How the government responded
The federal government followed the Supreme Court ruling by passing legislation in 2016 that allowed eligible Canadian adults to request medical assistance in dying. To qualify for medical assistance in dying, an individual must be 18 years or older and meet the following four eligibility criteria:
- Have a serious and incurable illness, disease, or disability
- Be in an advanced state of irreversible decline in capability
- Endure physical and psychological suffering that is intolerable to them; and
- Their natural death has become reasonably foreseeable.
They must also be capable of providing informed consent at the time that medical assistance in dying is provided.
Estate planning issue: Would an assisted death disqualify a life insurance payout?
To recap, most life insurance policies won’t pay a death benefit if the policyholder commits suicide within a certain time period after the policy takes effect, typically two years.
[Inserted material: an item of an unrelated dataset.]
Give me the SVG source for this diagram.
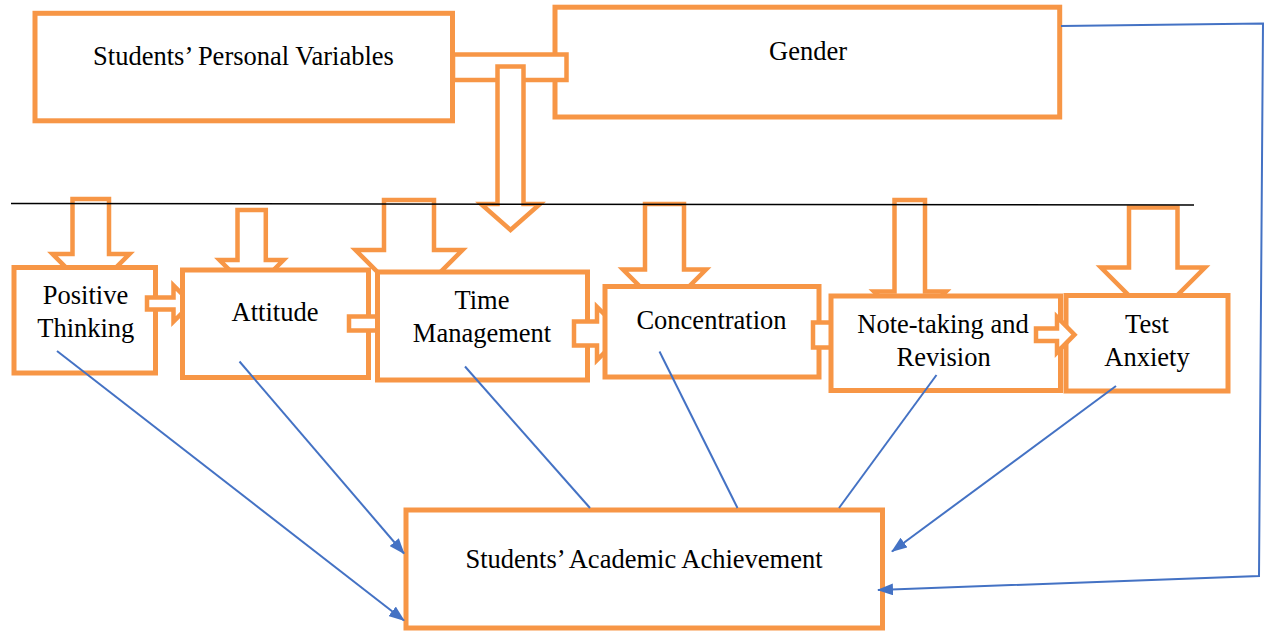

However, the Canadian Life and Health Insurance Association has said that if someone follows the legislated process for medical assistance in dying, providers would pay out on policies that are less than two years old.
As always though, providers would not pay if an individual misrepresented his or her health when signing the contract, or if the policy specifically exempted the particular illness for which the holder sought a medically assisted death.
Can requests for medical assistance in dying be made in advance?
Advance requests for dying are not permitted. This means that Canadians with conditions like Alzheimer’s or Huntington’s disease that lead to mental incapacity will not be granted the right to consent while they are still of sound mind, as their disease is unlikely to be in an advanced state at that time, nor would their natural death be reasonably foreseeable.
However, some people are drafting clauses in their health care directives and living wills that provide their representative to give consent for assisted dying if they become mentally incompetent and terminally ill in the future. While this has no effect under current laws, the hope is that the law will change and recognize these previously drafted clauses. You can find a good discussion of this issue here:
Is taking someone off life support the same as assisted dying?
It is not. The law is clear that the decision to withhold or withdraw life support where there is no hope of recovery is not assisted dying (it is a natural death), and there are no direct estate implications for those actions.
Estate planning issue: Can a family member, such as a spouse, provide assistance in dying?
A family member can only provide assistance by following the process outlined in the legislation, which involves, amongst other things, a written, witnessed request by the terminally ill individual for medical assistance in dying, and a review of the case by two medical practitioners.
In other words, the spouse or other family member cannot take matters into their own hands – something that could occur if the terminally ill individual is near end of life and suffering, but lacks mental capacity to request assistance in dying. The law in Canada is clear that a person found guilty of committing murder is prevented from inheriting the estate of the victim. Taking steps on your own to hasten someone else’s death, even on compassionate grounds, could be considered a crime and could have estate implications.